Kinetic Data Structures, Alpha Shapes and Betti Numbers

Specialeforsvar ved Bo Gotthardt 

Kinetic data structures are a family of methods for solving problems involving moving objects. These methods use the continuity of the movement to develop more efficient algorithms and data structures rather than beginning from scratch at each time slot. Alpha shapes are geometric constructs representing objects at varying levels of coarseness to discern their underlying structure. Betti numbers associated with these alpha shapes can be used to characterize the topology of objects.

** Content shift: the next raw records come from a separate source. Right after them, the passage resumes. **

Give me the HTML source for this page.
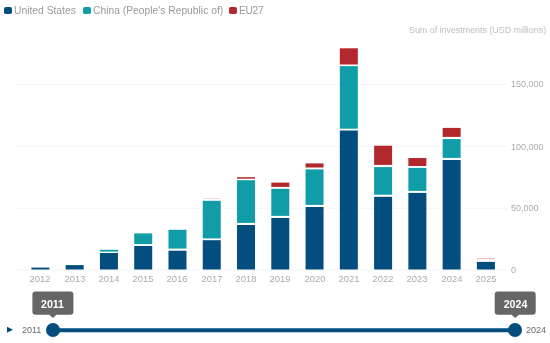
<!DOCTYPE html>
<html><head><meta charset="utf-8"><style>
html,body{margin:0;padding:0;background:#fff;}
.xl,.yl,.lg,.sl,.tt,.yt{will-change:transform;}
body{width:550px;height:343px;position:relative;overflow:hidden;font-family:"Liberation Sans",sans-serif;}
.b{position:absolute;width:18.0px;}
.g{position:absolute;left:16px;width:492px;height:1px;background:#f3f3f3;}
.xl{position:absolute;top:274.2px;width:40px;text-align:center;font-size:9.4px;line-height:10px;color:#ababab;}
.yl{position:absolute;left:511px;font-size:9px;line-height:12px;color:#ababab;white-space:nowrap;}
.lg{position:absolute;top:3.5px;font-size:10.3px;line-height:13px;color:#9a9a9a;white-space:nowrap;}
.sw{position:absolute;top:6.5px;width:7.6px;height:7.4px;border-radius:1.8px;}
.tt{position:absolute;top:291.6px;width:41px;height:23.2px;color:#fff;font-weight:bold;font-size:10.6px;line-height:24.4px;text-align:center;}
.sl{position:absolute;font-size:9px;line-height:12px;color:#6a6a6a;top:324px;}
.hd{position:absolute;width:14.6px;height:14.6px;border-radius:50%;background:#034e7e;top:322.9px;}
</style></head><body>
<div class="sw" style="left:4px;background:#034e7e"></div><div class="lg" style="left:14.3px">United States</div>
<div class="sw" style="left:83px;background:#109da8"></div><div class="lg" style="left:93.2px">China (People's Republic of)</div>
<div class="sw" style="left:229px;background:#b2282d"></div><div class="lg" style="left:239.2px;letter-spacing:-0.35px">EU27</div>
<div class="yt" style="position:absolute;left:409.3px;top:23.5px;font-size:8.9px;line-height:12px;color:#bdbdbd;white-space:nowrap">Sum of investments (USD millions)</div>
<div class="yl" style="top:78.40px">150,000</div>
<div class="yl" style="top:140.50px">100,000</div>
<div class="yl" style="top:202.30px">50,000</div>
<div class="yl" style="top:264.20px">0</div>
<div class="xl" style="left:20.40px">2012</div>
<div class="xl" style="left:54.67px">2013</div>
<div class="xl" style="left:88.94px">2014</div>
<div class="xl" style="left:123.21px">2015</div>
<div class="xl" style="left:157.48px">2016</div>
<div class="xl" style="left:191.75px">2017</div>
<div class="xl" style="left:226.02px">2018</div>
<div class="xl" style="left:260.29px">2019</div>
<div class="xl" style="left:294.56px">2020</div>
<div class="xl" style="left:328.83px">2021</div>
<div class="xl" style="left:363.10px">2022</div>
<div class="xl" style="left:397.37px">2023</div>
<div class="xl" style="left:431.64px">2024</div>
<div class="xl" style="left:465.91px">2025</div>
<svg style="position:absolute;left:0;top:0" width="550" height="343">
<rect x="16" y="84.00" width="492" height="1" fill="#f6f6f6"/>
<rect x="16" y="146.00" width="492" height="1" fill="#f6f6f6"/>
<rect x="16" y="207.80" width="492" height="1" fill="#f6f6f6"/>
<rect x="16" y="269.70" width="492" height="1" fill="#f6f6f6"/>
<rect x="31.40" y="267.60" width="18.0" height="1.90" fill="#034e7e"/>
<rect x="65.67" y="265.10" width="18.0" height="4.40" fill="#034e7e"/>
<rect x="99.94" y="253.00" width="18.0" height="16.50" fill="#034e7e"/>
<rect x="99.94" y="249.80" width="18.0" height="1.80" fill="#109da8"/>
<rect x="134.21" y="246.00" width="18.0" height="23.50" fill="#034e7e"/>
<rect x="134.21" y="233.40" width="18.0" height="10.70" fill="#109da8"/>
<rect x="168.48" y="250.70" width="18.0" height="18.80" fill="#034e7e"/>
<rect x="168.48" y="229.80" width="18.0" height="18.80" fill="#109da8"/>
<rect x="202.75" y="240.20" width="18.0" height="29.30" fill="#034e7e"/>
<rect x="202.75" y="200.80" width="18.0" height="37.60" fill="#109da8"/>
<rect x="202.75" y="198.00" width="18.0" height="1.00" fill="#b2282d" fill-opacity="0.18"/>
<rect x="237.02" y="225.00" width="18.0" height="44.50" fill="#034e7e"/>
<rect x="237.02" y="180.20" width="18.0" height="42.70" fill="#109da8"/>
<rect x="237.02" y="177.20" width="18.0" height="1.50" fill="#b2282d"/>
<rect x="271.29" y="218.00" width="18.0" height="51.50" fill="#034e7e"/>
<rect x="271.29" y="188.80" width="18.0" height="27.10" fill="#109da8"/>
<rect x="271.29" y="182.60" width="18.0" height="4.30" fill="#b2282d"/>
<rect x="305.56" y="207.00" width="18.0" height="62.50" fill="#034e7e"/>
<rect x="305.56" y="169.40" width="18.0" height="35.50" fill="#109da8"/>
<rect x="305.56" y="163.40" width="18.0" height="4.10" fill="#b2282d"/>
<rect x="339.83" y="130.50" width="18.0" height="139.00" fill="#034e7e"/>
<rect x="339.83" y="66.10" width="18.0" height="62.60" fill="#109da8"/>
<rect x="339.83" y="48.30" width="18.0" height="16.20" fill="#b2282d"/>
<rect x="374.10" y="196.80" width="18.0" height="72.70" fill="#034e7e"/>
<rect x="374.10" y="167.10" width="18.0" height="27.60" fill="#109da8"/>
<rect x="374.10" y="145.70" width="18.0" height="19.20" fill="#b2282d"/>
<rect x="408.37" y="192.90" width="18.0" height="76.60" fill="#034e7e"/>
<rect x="408.37" y="167.90" width="18.0" height="23.00" fill="#109da8"/>
<rect x="408.37" y="158.00" width="18.0" height="8.00" fill="#b2282d"/>
<rect x="442.64" y="160.00" width="18.0" height="109.50" fill="#034e7e"/>
<rect x="442.64" y="139.10" width="18.0" height="18.80" fill="#109da8"/>
<rect x="442.64" y="127.90" width="18.0" height="9.00" fill="#b2282d"/>
<rect x="476.91" y="261.90" width="18.0" height="7.60" fill="#034e7e"/>
<rect x="476.91" y="258.20" width="18.0" height="1.00" fill="#b2282d" fill-opacity="0.35"/>
<polygon points="7,326.8 7,332.8 13,329.8" fill="#034e7e"/>
<path d="M35.40,291.60 H70.40 Q73.40,291.60 73.40,294.60 V311.80 Q73.40,314.80 70.40,314.80 H56.50 L52.90,318.10 L49.30,314.80 H35.40 Q32.40,314.80 32.40,311.80 V294.60 Q32.40,291.60 35.40,291.60 Z" fill="#666"/>
<path d="M497.70,291.60 H532.70 Q535.70,291.60 535.70,294.60 V311.80 Q535.70,314.80 532.70,314.80 H518.80 L515.20,318.10 L511.60,314.80 H497.70 Q494.70,314.80 494.70,311.80 V294.60 Q494.70,291.60 497.70,291.60 Z" fill="#666"/>
<line x1="53" y1="330.2" x2="515" y2="330.2" stroke="#034e7e" stroke-width="4"/>
</svg>
<div class="sl" style="left:21.6px">2011</div>
<div class="sl" style="left:525.8px">2024</div>
<div class="hd" style="left:45.6px"></div>
<div class="hd" style="left:507.8px"></div>
<div class="tt" style="left:32.4px">2011</div>
<div class="tt" style="left:494.7px">2024</div>
</body></html>
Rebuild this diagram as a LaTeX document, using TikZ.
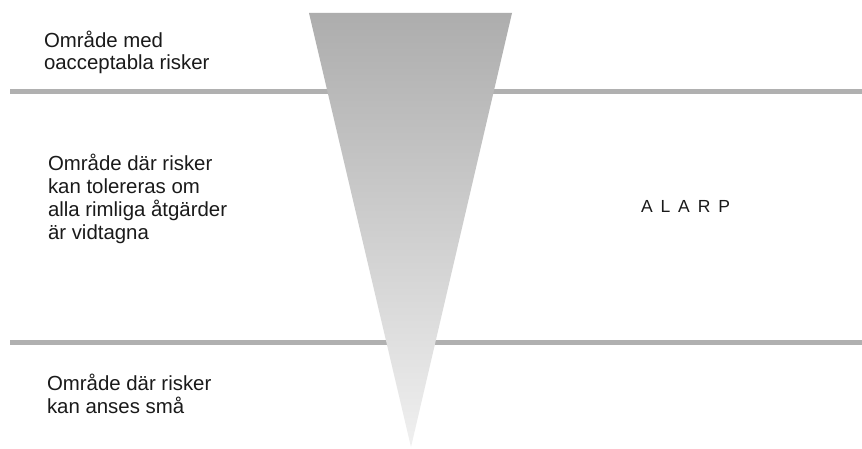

This thesis explores the idea of combining these concepts to observe how Betti numbers for a given object (for example a folding protein) changes as it moves kinetically while being represented by alpha shapes at different levels of coarseness.  Efficient kinetic data structures have been developed for Delaunay triangulations. They can be extended to alpha shapes. The topology changes of alpha shapes can then be studied using Betti numbers. To allow easier comparisons of Betti numbers the alpha shapes are filtered, such that only persistent topological changes and not small fluctuations are recorded. The theoretical performance characteristics of this new data structure are then compared with existing kinetic data structures.

Vejleder: Pawel Winter, DIKU
Censor: Jesper Larsen, DTU